Demirdağ: Yeni yılda güneş Türkiye gündeminde daha çok yer almalı

Enerji Günlüğü - Smart Energy CEO’su Halil Demirdağ, yeni bir yıla girerken güneş enerjisinin Türkiye’nin gündeminde daha çok yer alması gerektiğine...

Enerji Günlüğü - Smart Energy CEO’su Halil Demirdağ, yeni bir yıla girerken güneş enerjisinin Türkiye’nin gündeminde daha çok yer alması gerektiğine dikkat çekerek, çalışan her güneş santralin yaklaşık 80 ile 100 bin dolar civarında bir kaynağın yurtdışına gitmesini engellediğini söyledi.

Smart Energy Yönetim Kurulu Başkanı Halil Demirdağ, Türkiye’nin yerli ve yenilenebilir enerji konusundaki şansını kullanması gerektiğini vurguladı. “Enerjiyi yerin altında değil, yerin üstünde aramalıyız” diyen Demirdağ, 1MW’lık bir yatırımla neredeyse 2 milyon KW/saat elektrik üretebildiğinin altını çizerek, “Çalışan her güneş santrali, şu anda dünya emtia fiyatlarıyla yaklaşık 80 ile 100 bin dolar civarında bir kaynağın yurtdışına gitmesini engelliyor. Türkiye’mizin en büyük sıkıntısı olan cari açığı, bu sayede gelecek nesillerin sırtına yük olmaktan çıkarabiliriz” şeklinde konuştu.

Türkiye’nin gelecek nesiller için yerli ve yenilenebilir enerjiye yatırım yapmasının şart olduğunu vurgulayan Demirdağ, “Çalışmalarımızı yaparken gördük ki, Türkiye sahip olduğu güneş, su ve rüzgar potansiyeli ile yeşil enerji açısından çok şanslı bir ülke” şeklinde konuştu.

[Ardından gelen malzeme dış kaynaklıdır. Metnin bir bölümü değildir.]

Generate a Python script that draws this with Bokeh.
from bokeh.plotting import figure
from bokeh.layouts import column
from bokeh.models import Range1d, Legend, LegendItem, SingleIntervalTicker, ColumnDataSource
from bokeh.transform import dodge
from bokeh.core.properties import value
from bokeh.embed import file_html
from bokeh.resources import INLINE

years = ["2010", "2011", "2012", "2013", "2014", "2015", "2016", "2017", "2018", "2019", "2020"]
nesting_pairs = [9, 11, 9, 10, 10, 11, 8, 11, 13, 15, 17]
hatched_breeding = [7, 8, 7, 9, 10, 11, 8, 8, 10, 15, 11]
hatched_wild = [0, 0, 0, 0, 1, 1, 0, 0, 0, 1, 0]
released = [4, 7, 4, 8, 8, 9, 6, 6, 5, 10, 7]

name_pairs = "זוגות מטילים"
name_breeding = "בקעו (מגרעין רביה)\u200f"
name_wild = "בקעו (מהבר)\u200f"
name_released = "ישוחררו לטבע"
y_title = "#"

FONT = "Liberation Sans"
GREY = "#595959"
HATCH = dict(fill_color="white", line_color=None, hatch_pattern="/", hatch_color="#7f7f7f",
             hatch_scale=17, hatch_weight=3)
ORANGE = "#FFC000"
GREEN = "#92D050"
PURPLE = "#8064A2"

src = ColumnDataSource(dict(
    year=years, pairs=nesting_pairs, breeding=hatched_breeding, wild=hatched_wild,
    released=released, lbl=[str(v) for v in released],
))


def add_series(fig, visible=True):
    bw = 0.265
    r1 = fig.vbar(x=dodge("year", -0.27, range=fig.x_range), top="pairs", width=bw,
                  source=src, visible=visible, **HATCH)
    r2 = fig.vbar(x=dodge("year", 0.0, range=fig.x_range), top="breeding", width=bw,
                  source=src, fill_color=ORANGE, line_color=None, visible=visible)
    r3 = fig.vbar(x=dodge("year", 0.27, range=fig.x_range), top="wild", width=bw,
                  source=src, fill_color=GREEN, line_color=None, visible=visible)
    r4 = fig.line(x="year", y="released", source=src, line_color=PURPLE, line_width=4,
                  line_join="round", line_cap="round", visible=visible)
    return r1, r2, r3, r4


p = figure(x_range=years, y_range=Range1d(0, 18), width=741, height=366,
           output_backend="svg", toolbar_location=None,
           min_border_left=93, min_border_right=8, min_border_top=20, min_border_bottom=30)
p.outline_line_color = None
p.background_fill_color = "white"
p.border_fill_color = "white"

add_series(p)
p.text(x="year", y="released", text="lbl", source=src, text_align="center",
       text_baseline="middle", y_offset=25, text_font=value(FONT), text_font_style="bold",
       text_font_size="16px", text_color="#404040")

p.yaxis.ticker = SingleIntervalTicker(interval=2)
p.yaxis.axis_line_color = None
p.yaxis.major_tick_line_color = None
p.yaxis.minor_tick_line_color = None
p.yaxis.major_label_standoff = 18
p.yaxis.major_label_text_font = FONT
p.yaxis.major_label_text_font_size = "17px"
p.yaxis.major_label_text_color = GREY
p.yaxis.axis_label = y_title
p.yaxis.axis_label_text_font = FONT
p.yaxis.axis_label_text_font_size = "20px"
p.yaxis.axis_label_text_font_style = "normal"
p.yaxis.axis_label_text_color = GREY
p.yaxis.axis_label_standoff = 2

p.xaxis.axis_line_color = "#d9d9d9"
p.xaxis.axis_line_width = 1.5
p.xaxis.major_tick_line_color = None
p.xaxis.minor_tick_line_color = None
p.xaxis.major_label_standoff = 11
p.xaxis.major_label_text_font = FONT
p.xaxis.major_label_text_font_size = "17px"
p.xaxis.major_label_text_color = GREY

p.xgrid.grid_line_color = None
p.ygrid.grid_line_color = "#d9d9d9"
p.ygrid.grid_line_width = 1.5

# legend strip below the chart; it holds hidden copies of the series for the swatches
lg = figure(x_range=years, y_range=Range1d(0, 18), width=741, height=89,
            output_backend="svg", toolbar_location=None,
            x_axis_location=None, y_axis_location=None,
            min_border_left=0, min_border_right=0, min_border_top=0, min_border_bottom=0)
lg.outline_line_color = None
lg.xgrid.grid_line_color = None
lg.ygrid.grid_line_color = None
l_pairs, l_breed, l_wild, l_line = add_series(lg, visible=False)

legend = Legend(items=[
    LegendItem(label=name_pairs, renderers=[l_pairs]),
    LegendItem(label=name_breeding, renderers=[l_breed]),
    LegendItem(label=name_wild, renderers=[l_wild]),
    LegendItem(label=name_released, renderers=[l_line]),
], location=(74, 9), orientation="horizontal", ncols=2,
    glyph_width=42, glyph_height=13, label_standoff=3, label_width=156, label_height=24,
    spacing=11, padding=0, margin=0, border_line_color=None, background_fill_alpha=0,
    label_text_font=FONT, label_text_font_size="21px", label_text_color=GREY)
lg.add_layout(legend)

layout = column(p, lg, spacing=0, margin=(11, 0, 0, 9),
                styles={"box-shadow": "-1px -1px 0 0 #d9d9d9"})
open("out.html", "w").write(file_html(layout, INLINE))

YENİLENEBİLİR PAHALI BİR ALTERNATİF OLMAKTAN ÇIKTI

Halil Demirdağ, yenilenebilir enerji kaynaklarının bir bütün olarak değer teşkil ettiğini, güneş, su ve rüzgar gibi kaynakların birbirini tamamlayıcı rol üstlendiğini dile getirirken, sözlerine şöyle devam etti: “Hepsini üst üste koyduğumuzda aslında bu kaynaklar kendi içinde doğal bir denge oluşturuyor. Ülkemiz bu açıdan çok şanslı. Bugün tüm dünyada yenilenebilir kaynaklar giderek daha rekabetçi bir seçenek olarak öne çıkıyor. Yeşil enerji artık pahalı bir alternatif değil. Kendi petrolünü, kendi doğalgazını kendi çıkaran Suudi Arabistan gibi ülkeler bile elektriklerini artık güneş enerjisinden elde etme yoluna gidiyor. Bir taraftan yenilenebilir enerji teknolojisini üreten makineler gelişiyor ve ucuzluyor, diğer taraftan o makinelerin ürettiği teknolojiler daha verimli hale geliyor. Eskiden 1.000MW’lık bir güneş paneli hücre fabrikası kurmak için milyar dolarlardan bahsedilirken, günümüzde bunun onda biri kadar yatırımlarla söz konusu üretim düzeyine ulaşılabiliyor. Güneş, zamanla hücre üretimiyle, wafer üretimiyle, ingot üretimiyle, neredeyse tamamen Türkiye’de üretilebilen bir enerji kaynağı haline gelebilecek. Böylece biz de hiç kimseye bağımlı olmadan kendi elektriğimizi üretip o elektrikle şarj edeceğimiz arabalarla, hatta belki drone’larla bir yerlere gidebilen nesiller için altyapı hazırlamış olacağız. Kaynaklarımızı en etkin şekilde kullanarak bu şansımızı değerlendirmeliyiz.”